ADM is an investor in a world class offshore oil and gas project which is seeking to aggressively build reserves and production with a target of building a significant portfolio of projects across Nigeria and West Africa. The strategic alliance with Trafigura looks to enable the development and financing of such energy projects in Africa, where it looks likely that Trafigura would provide ADM with conditional pre-financing of up to US$100 million for approved projects, as well as subscribe for up to US$20 million in convertible loan notes. This represents very substantial capital which ADM can use to fuel its growth.

In May 2020, we updated our coverage on ADM Energy with a Conviction Buy stance when the price was standing at 2.20p, strongly marking investors’ cards. Now with the stock still sitting at just at 5.30p, we are very happy to reconfirm our stance as the stock still looks grossly undervalued. Buy.

RISK WARNING & DISCLAIMER

ADM Energy is a research client of Align Research. Both Align Research & a Director of Align Research hold an interest in the shares of ADM Energy.and are bound to Align Research’s company dealing policy ensuring open and adequate disclosure. Full details can be found on our website here (“Legals”).

This is a marketing communication and cannot be considered independent research. Nothing in this report should be construed as advice, an offer, or the solicitation of an offer to buy or sell securities by us. As we have no knowledge of your individual situation and circumstances the investment(s) covered may not be suitable for you. You should not make any investment decision without consulting a fully qualified financial advisor.

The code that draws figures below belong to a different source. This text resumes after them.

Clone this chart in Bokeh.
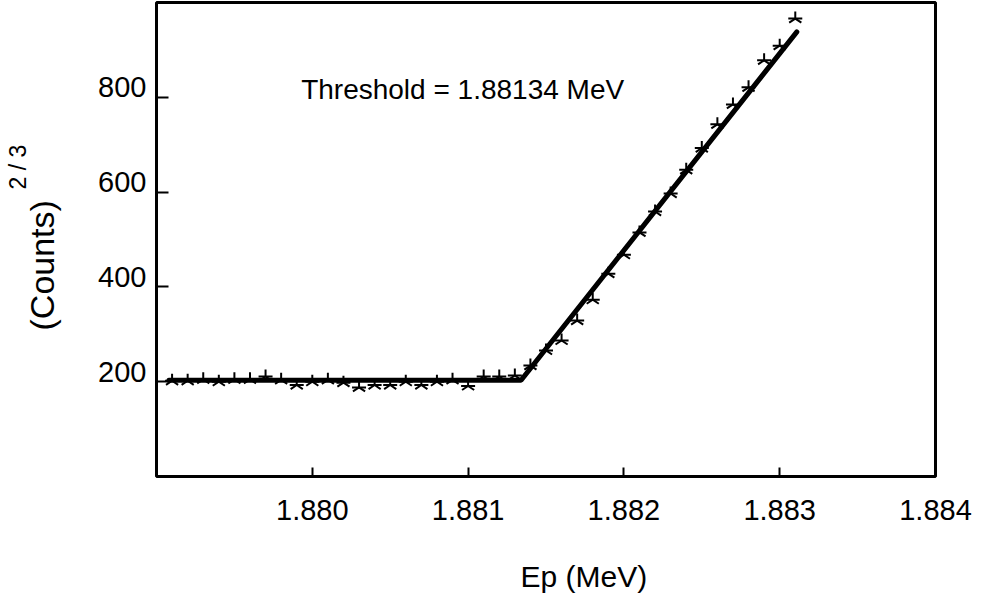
import math
from bokeh.plotting import figure
from bokeh.models import (Range1d, LinearAxis, FixedTicker, Label, Title, PrintfTickFormatter,
                          CustomLabelingPolicy)
from bokeh.embed import file_html
from bokeh.resources import INLINE

# ---- data ----
energy = [1.8791, 1.8792, 1.8793, 1.8794, 1.8795, 1.8796, 1.8797, 1.8798, 1.8799, 1.8800,
          1.8801, 1.8802, 1.8803, 1.8804, 1.8805, 1.8806, 1.8807, 1.8808, 1.8809, 1.8810,
          1.8811, 1.8812, 1.8813, 1.8814, 1.8815, 1.8816, 1.8817, 1.8818, 1.8819, 1.8820,
          1.8821, 1.8822, 1.8823, 1.8824, 1.8825, 1.8826, 1.8827, 1.8828, 1.8829, 1.8830,
          1.8831]
counts23 = [202, 202, 205, 200, 205, 205, 211, 204, 193, 200,
            204, 198, 188, 193, 193, 200, 193, 200, 204, 191,
            211, 211, 213, 234, 266, 287, 329, 373, 428, 468,
            515, 559, 597, 647, 693, 743, 785, 821, 878, 909,
            966]
fit_energy = [1.87908, 1.88134, 1.88311]
fit_counts = [203, 203, 938]
x_ticks = [1.880, 1.881, 1.882, 1.883, 1.884]
y_ticks = [200, 400, 600, 800]

X0, X1 = 1.879, 1.884
Y0, Y1 = 0, 1000
FONT = "Liberation Sans"
NO_LABELS = "return []"


def spacer(gap, at, **kw):
    """A blank axis (white tick, no labels) that only reserves `gap` pixels in a side panel."""
    ax = LinearAxis(ticker=FixedTicker(ticks=[at]), **kw)
    ax.axis_line_color = None
    ax.major_tick_line_color = "white"
    ax.minor_tick_line_color = None
    ax.major_tick_in = 0
    ax.major_tick_out = gap
    ax.major_label_standoff = 0
    ax.major_label_text_font_size = "1px"
    ax.major_label_policy = CustomLabelingPolicy(code=NO_LABELS)
    return ax


p = figure(width=995, height=600, x_range=Range1d(X0, X1), y_range=Range1d(Y0, Y1),
           output_backend="svg", toolbar_location=None,
           min_border_left=156, min_border_right=60, min_border_top=2, min_border_bottom=124)
p.grid.visible = False
p.outline_line_color = "black"
p.outline_line_width = 3
p.background_fill_color = "white"
p.border_fill_color = "white"

# x axis: ticks inside + labels
xa = p.xaxis[0]
xa.ticker = FixedTicker(ticks=x_ticks)
xa.formatter = PrintfTickFormatter(format="%.3f")
xa.axis_line_color = None
xa.major_tick_in = 9
xa.major_tick_out = 0
xa.major_tick_line_width = 2
xa.major_tick_line_color = "black"
xa.minor_tick_line_color = None
xa.major_label_text_font = FONT
xa.major_label_text_font_size = "29px"
xa.major_label_text_color = "black"
xa.major_label_standoff = 23

# x axis title (placed right of centre, as in the original)
p.add_layout(spacer(33, 1.8795), "below")
p.add_layout(Title(text="Ep (MeV)", align="left", offset=364, standoff=0, vertical_align="top",
                   text_font=FONT, text_font_size="30px", text_font_style="normal",
                   text_color="black"), "below")

# y axis: tick marks only
ya = p.yaxis[0]
ya.ticker = FixedTicker(ticks=y_ticks)
ya.axis_line_color = None
ya.major_tick_in = 12
ya.major_tick_out = 0
ya.major_tick_line_width = 2
ya.major_tick_line_color = "black"
ya.minor_tick_line_color = None
ya.major_label_text_font_size = "1px"
ya.major_label_standoff = 0
ya.major_label_policy = CustomLabelingPolicy(code=NO_LABELS)

# y labels sit a little above their ticks, as in the original
dy = 10 / 0.474
p.extra_y_ranges = {"ylab": Range1d(Y0 - dy, Y1 - dy)}
ylab = LinearAxis(y_range_name="ylab", ticker=FixedTicker(ticks=y_ticks),
                  formatter=PrintfTickFormatter(format="%d"))
ylab.axis_line_color = None
ylab.major_tick_line_color = None
ylab.minor_tick_line_color = None
ylab.major_tick_out = 0
ylab.major_tick_in = 0
ylab.major_label_text_font = FONT
ylab.major_label_text_font_size = "29px"
ylab.major_label_text_color = "black"
ylab.major_label_standoff = 5
p.add_layout(ylab, "left")

# y axis title with its exponent
p.add_layout(spacer(30, 950), "left")
p.add_layout(Title(text="(Counts)", align="left", offset=146, standoff=0, vertical_align="bottom",
                   text_font=FONT, text_font_size="34px", text_font_style="normal",
                   text_color="black"), "left")
p.add_layout(Title(text="2 / 3", align="left", offset=287, standoff=-20, vertical_align="bottom",
                   text_font=FONT, text_font_size="23px", text_font_style="normal",
                   text_color="black"), "left")

# data
p.line(fit_energy, fit_counts, line_width=5, line_color="black", line_cap="round")
p.scatter(energy, counts23, marker="y", angle=math.pi, size=14, line_color="black", line_width=2)
p.scatter(energy, counts23, marker="dash", size=14, line_color="black", line_width=2)

p.add_layout(Label(x=1.880965, y=816, text="Threshold = 1.88134 MeV", text_font=FONT,
                   text_font_size="28px", text_align="center", text_baseline="alphabetic",
                   text_color="black"))

open("out.html", "w").write(file_html(p, INLINE))
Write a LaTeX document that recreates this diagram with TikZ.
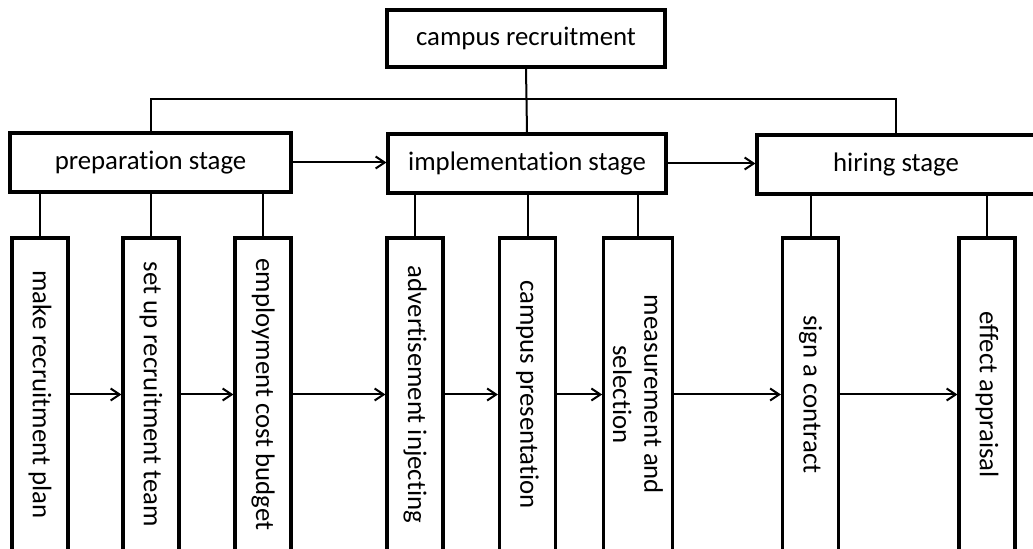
\documentclass[tikz,border=0pt]{standalone}
\usepackage{fontspec}
\setmainfont{Carlito}[Ligatures=NoCommon]
\usepackage{graphicx}
\usetikzlibrary{arrows.meta}
\newcommand{\sidetext}[1]{\rotatebox[origin=c]{-90}{#1}}

\begin{document}
\begin{tikzpicture}
    [
      x=0.5pt, y=-0.5pt,
      stagebox/.style=
      {
        draw,
        line width=1.6pt,
        align=center,
        inner sep=0pt,
        minimum height=29.5pt,
        minimum width=139pt,
        fill=white,
        text=black,
        font=\fontsize{13.4}{15.6}\selectfont
      },
      taskbox/.style=
      {
        draw,
        line width=1.6pt,
        align=center,
        inner sep=0pt,
        minimum height=156.5pt,
        minimum width=28pt,
        fill=white,
        text=black,
        font=\fontsize{13.4}{15.6}\selectfont
      },
      link/.style={line width=1pt},
      flow/.style={line width=1pt, -{Straight Barb[length=4.5pt,width=6pt]}}
    ]
    \useasboundingbox (0,0) rectangle (1033,549);

    % top and stages
    \node[stagebox, minimum height=28.5pt](Campus) at (526,38.5) {campus recruitment};
    \node[stagebox, minimum width=140.5pt](Prep) at (150.5,162.5) {preparation stage};
    \node[stagebox](Impl) at (527,163.5) {implementation stage};
    \node[stagebox](Hire) at (896,164.5) {hiring stage};
    \coordinate (Bus) at (526,99);

    % tasks
    \node[taskbox](PlanBox) at (40,394.5) {\sidetext{make recruitment plan}};
    \node[taskbox](TeamBox) at (151,394.5) {\sidetext{set up recruitment team}};
    \node[taskbox](BudgetBox) at (263,394.5) {\sidetext{employment cost budget}};
    \node[taskbox](AdBox) at (415,394.5) {\sidetext{advertisement injecting}};
    \node[taskbox](TalkBox) at (527.5,394.5) {\sidetext{campus presentation}};
    \node[taskbox](TestBox) at (638,394.5)
    {
      \sidetext{\begin{tabular}{@{}c@{}}measurement and\\selection\end{tabular}}
    };
    \node[taskbox](SignBox) at (810.5,394.5) {\sidetext{sign a contract}};
    \node[taskbox](CheckBox) at (987,394.5) {\sidetext{effect appraisal}};

    % tree links
    \draw[link] (Campus.south) -- (Impl.north);
    \draw[link] (Prep.north) |- (Bus) -| (Hire.north);
    \foreach \t in {PlanBox, TeamBox, BudgetBox}
      \draw[link] (\t.north |- Prep.south) -- (\t.north);
    \foreach \t in {AdBox, TalkBox, TestBox}
      \draw[link] (\t.north |- Impl.south) -- (\t.north);
    \foreach \t in {SignBox, CheckBox}
      \draw[link] (\t.north |- Hire.south) -- (\t.north);

    % flow arrows
    \draw[flow] (Prep.east) -- (Prep.east -| Impl.west);
    \draw[flow] (Impl.east) -- (Impl.east -| Hire.west);
    \draw[flow] (PlanBox) -- (TeamBox);
    \draw[flow] (TeamBox) -- (BudgetBox);
    \draw[flow] (BudgetBox) -- (AdBox);
    \draw[flow] (AdBox) -- (TalkBox);
    \draw[flow] (TalkBox) -- (TestBox);
    \draw[flow] (TestBox) -- (SignBox);
    \draw[flow] (SignBox) -- (CheckBox);
  \end{tikzpicture}
\end{document}
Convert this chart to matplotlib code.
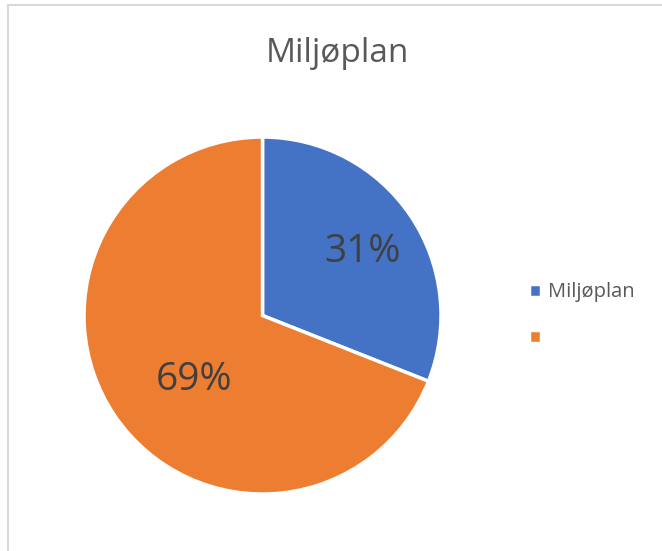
import numpy as np
import matplotlib
matplotlib.use('Agg')
import matplotlib.pyplot as plt
from matplotlib.patches import Rectangle

# slices of the pie (Excel-style, clockwise from 12 o'clock)
labels = ['Miljøplan', '']
values = [31, 69]
colors = ['#4472C4', '#ED7D31']
label_dist = [0.68, 0.512]   # best-fit distance of each % label
label_turn = [0, 7]          # small angular nudge (deg) of each % label

plt.rcParams['font.family'] = ['Open Sans', 'DejaVu Sans']

fig = plt.figure(figsize=(6.62, 5.51), dpi=100)

# light grey chart border (runs off right/bottom edge)
fig.patches.append(Rectangle((8 / 662, -0.1), 1.2, 1 - 5 / 551 + 0.1,
                             transform=fig.transFigure, fill=False,
                             edgecolor='#D9D9D9', linewidth=1.5))

ax = fig.add_axes([0.1269, 0.1034, 0.5393, 0.6479])
wedges, texts, autotexts = ax.pie(values, colors=colors, startangle=90,
                                  counterclock=False, autopct='%d%%',
                                  pctdistance=0.6,
                                  wedgeprops=dict(edgecolor='white', linewidth=2.5),
                                  textprops=dict(fontsize=28, color='#404040'))
for w, t, d, turn in zip(wedges, autotexts, label_dist, label_turn):
    ang = np.deg2rad((w.theta1 + w.theta2) / 2 + turn)
    t.set_position((d * np.cos(ang), d * np.sin(ang)))
    t.set_va('center_baseline')
ax.set_xlim(-1, 1)
ax.set_ylim(-1, 1)
ax.set_aspect('equal')

fig.text(337 / 662, 1 - 62 / 551, 'Miljøplan', ha='center', va='baseline',
         fontsize=24, color='#595959')

fig.legend(wedges, labels, loc='center left',
           bbox_to_anchor=(529 / 662, 1 - 315.5 / 551), frameon=False,
           borderpad=0, borderaxespad=0,
           fontsize=14.5, labelcolor='#595959', handlelength=0.62,
           handleheight=0.62, handletextpad=0.3, labelspacing=1.3)

plt.savefig('out.png', dpi=100)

Your capital is at risk by investing in securities and the income from them may fluctuate. Past performance is not necessarily a guide to future performance and forecasts are not a reliable indicator of future results. The marketability of some of the companies we cover is limited and you may have difficulty buying or selling in volume. Additionally, given the smaller capitalisation bias of our coverage, the companies we cover should be considered as high risk.

This financial promotion has been approved by Align Research Limited.